While there’s no way to guarantee that the Reach High rowers’ efforts will pay off with college scholarships, the program has given them a glimpse of those schools and other places beyond Baltimore and, perhaps, motivation.

They’ve been to Brown University and Rochester Institute of Technology and, at a competition in Philadelphia in July, discovered that they were faster than the winning boat

Every time they’d get ahead, Anderson explained at a recent presentation about the program to the city school board, some rower would accidentally put an oar in the water at the wrong time (“catch a crab”) and slow down the boat. Still they saw their speed and glimpsed their potential, he said.

Johari, one of several students who also addressed the commissioners, also tried to put a good face on it: “We lost, but we lost together.”

Individual Goals

The girls all pull as team on the boat, but have developed personal goals as well. Johari, for instance, plans to apply to a Catholic high school that has a rowing team.

She explained that she learned about the rowing program from Judd Anderson, when she met him at her brother’s back-to-school night. Before that, she said, her only non-academic activity was modeling. “Now, I’m glad I quit that,” she said.

These days, along with rowing, she’s focused on studying for the exam she must pass to get into the high school she hopes to attend. Every Tuesday, she studies for the big test.

“It’s supposedly three hours long,” she said. Along with improving her rowing, passing it is the goal she wants to achieve by the end of the year.

“Square and Feather!”

At one of the girls’ recent two-hour practices, meanwhile, it’s all about collective discipline and working as a team.

They meet every Monday, Wednesday, and Friday at the Baltimore Aquatics and Resource Center on Waterview Avenue. Together – the only way it’s possible to carry a fragile 200-pound racing scull – the girls get the boat out of the shed and bring it down to the dock to debark.

Once in the boat, the teamwork continues. There, eight girls row at the direction of coxswain Ayanna Roberts, who repeats Coach Judd’s instructions to the eight.

“Square and feather drill, ten strokes on the square! Then, feather for ten- stern four!” Ayanna says into her microphone.

The girls, who have mastered the rowing vernacular as a second language, understand Ayanna’s commands.

Immediately, the four girls in the back end of the boat start rowing. (Stern four refers to the four girls farthest from the coxswain; if Iona had called out ‘bow four,’ the four girls closest to her would stroke).

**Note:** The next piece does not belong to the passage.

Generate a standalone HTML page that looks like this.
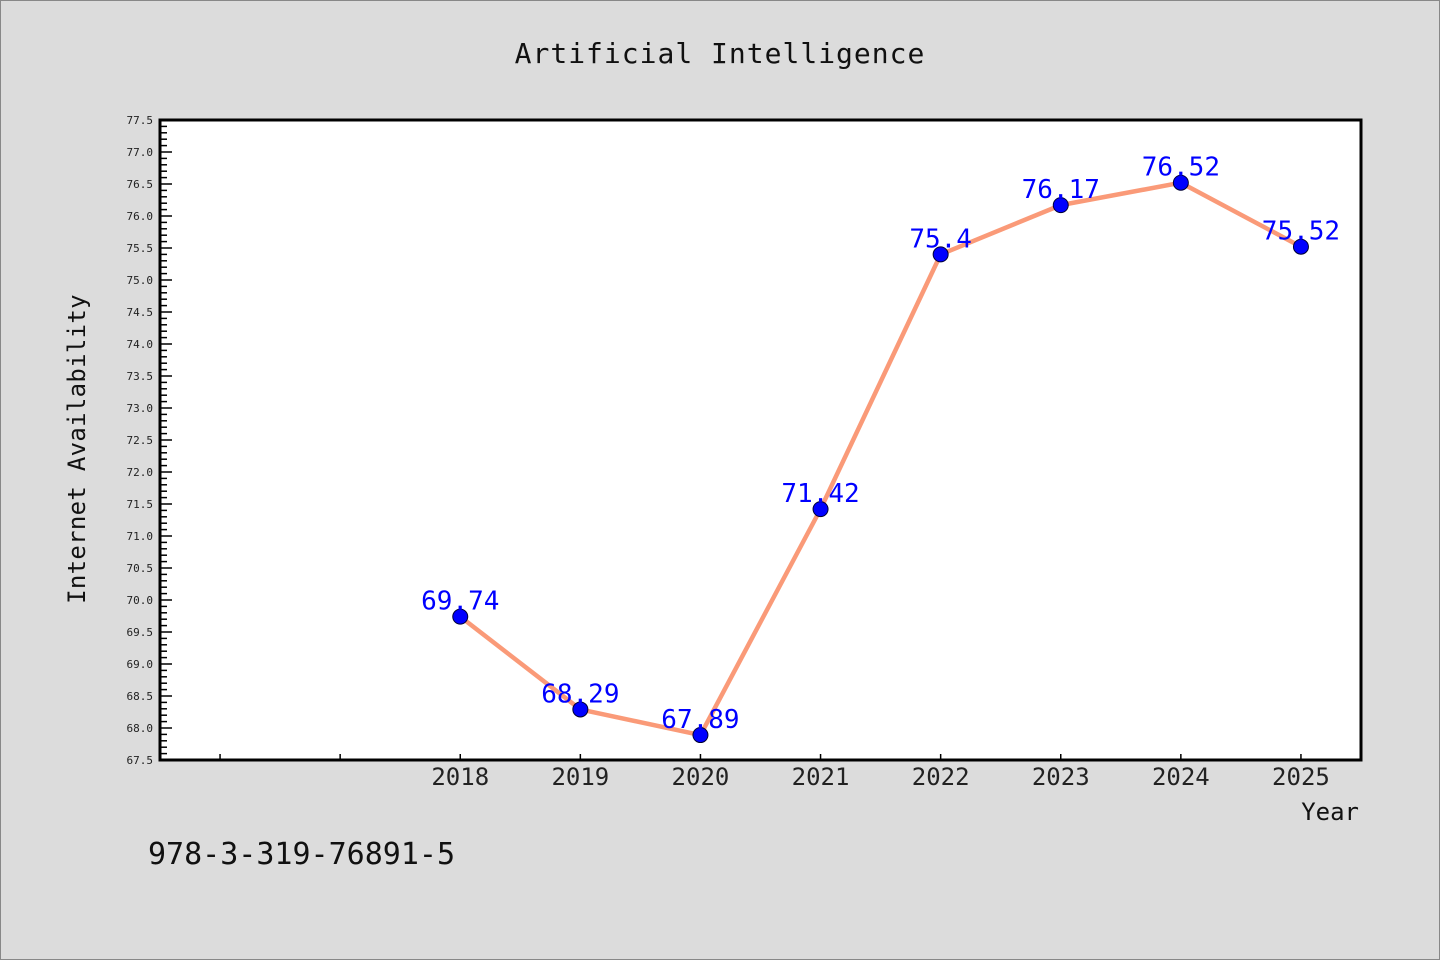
<!DOCTYPE html>
<html><head><meta charset="utf-8"><style>
body{margin:0;background:#dcdcdc;}
svg{display:block;font-family:"DejaVu Sans Mono","Liberation Mono",monospace;}
</style></head><body>
<svg id="chart" width="1440" height="960">
<rect x="0.5" y="0.5" width="1439" height="959" fill="#dcdcdc" stroke="#888"/>
<text x="720" y="63" text-anchor="middle" font-size="28" letter-spacing="1" fill="#111">Artificial Intelligence</text>
<rect x="160" y="120" width="1201" height="640" fill="#fff"/>
<g id="yaxis"></g>
<g id="xaxis"></g>
<g id="series"></g>
<rect x="160" y="120" width="1201" height="640" fill="none" stroke="#000" stroke-width="3"/>
<text transform="translate(85,449) rotate(-90)" text-anchor="middle" font-size="24" letter-spacing="0.3" fill="#111">Internet Availability</text>
<text x="1359" y="820" text-anchor="end" font-size="24" fill="#111">Year</text>
<text x="148" y="864" font-size="30" fill="#111">978-3-319-76891-5</text>
</svg>
<script>
const years = [2018, 2019, 2020, 2021, 2022, 2023, 2024, 2025];
const values = [69.74, 68.29, 67.89, 71.42, 75.4, 76.17, 76.52, 75.52];
const valueLabels = ["69.74", "68.29", "67.89", "71.42", "75.4", "76.17", "76.52", "75.52"];
const xTicks = [2016, 2017, 2018, 2019, 2020, 2021, 2022, 2023, 2024, 2025];
const xTickLabels = ["", "", "2018", "2019", "2020", "2021", "2022", "2023", "2024", "2025"];
const yMin = 67.5, yMax = 77.5;
const X0 = 160, X1 = 1361, Y0 = 760, Y1 = 120;
const xMin = 2015.5, xMax = 2025.5;
const sx = v => X0 + (v - xMin) / (xMax - xMin) * (X1 - X0);
const sy = v => Y0 - (v - yMin) / (yMax - yMin) * (Y0 - Y1);
const NS = "http://www.w3.org/2000/svg";
function mk(tag, attrs, parent) {
  const e = document.createElementNS(NS, tag);
  for (const k in attrs) e.setAttribute(k, attrs[k]);
  parent.appendChild(e);
  return e;
}
const ya = document.getElementById("yaxis");
for (let i = 0; i <= 100; i++) {
  const v = yMin + i * 0.1;
  const major = i % 5 === 0;
  const y = sy(v);
  const t = mk("line", {x1: X0, x2: X0 + (major ? 12 : 7), y1: y, y2: y, stroke: "#000", "stroke-width": 1.5}, ya);
  
  
  if (major) {
    const l = mk("text", {x: 153, y: y + 4, "text-anchor": "end", "font-size": 11, fill: "#222"}, ya);
    
    
    l.textContent = v.toFixed(1);
  }
}
const xa = document.getElementById("xaxis");
xTicks.forEach((v, i) => {
  const x = sx(v);
  const t = mk("line", {x1: x, x2: x, y1: Y0, y2: Y0 - 6, stroke: "#000", "stroke-width": 1.5}, xa);
  
  
  if (xTickLabels[i]) {
    const l = mk("text", {x: x, y: 785, "text-anchor": "middle", "font-size": 24, fill: "#222"}, xa);
    
    
    l.textContent = xTickLabels[i];
  }
});
const sg = document.getElementById("series");
const pts = years.map((y, i) => sx(y) + "," + sy(values[i])).join(" ");
const pl = mk("polyline", {points: pts, fill: "none", stroke: "#fa9a78", "stroke-width": 4.5, "stroke-linejoin": "round"}, sg);


years.forEach((y, i) => {
  const c = mk("circle", {cx: sx(y), cy: sy(values[i]), r: 7.5, fill: "#0000ff", stroke: "#000033", "stroke-width": 1}, sg);
  
  
  const t = mk("text", {x: sx(y), y: sy(values[i]) - 7, "text-anchor": "middle", "font-size": 26, fill: "#0000ff"}, sg);
  
  
  t.textContent = valueLabels[i];
});
</script>
</body></html>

“No talking to Ceci,” Ayanna reminds Johari, who is not a rower in stern four.

The four who are not rowing are quiet and respect the four girls who need to concentrate during this complicated drill.

“Rowing on the square” means that the girls practice cutting the blade cleanly into the water and maintaining synchronized paddle strokes. “Feathering” means that the girls practice rotating the oar with a twist of the wrist, so it travels through the air parallel to the water.

While they do this, Coach Judd calls other rowers to join in. “Four! Three!” he shouts from a motorboat, sputtering along at low speed to keep up with the rowing boat.

Ayanna repeats the instruction and two more girls start rowing, in the rhythm already set by their teammates. Finally all the girls join the original stern four and the boat reaches a powerful, awesome speed, every girl listening attentively to the coxswain.

Afterwards, Cydney Greene talks about that moment.

“It’s my favorite part,” she says, “when we row, all eight, together.”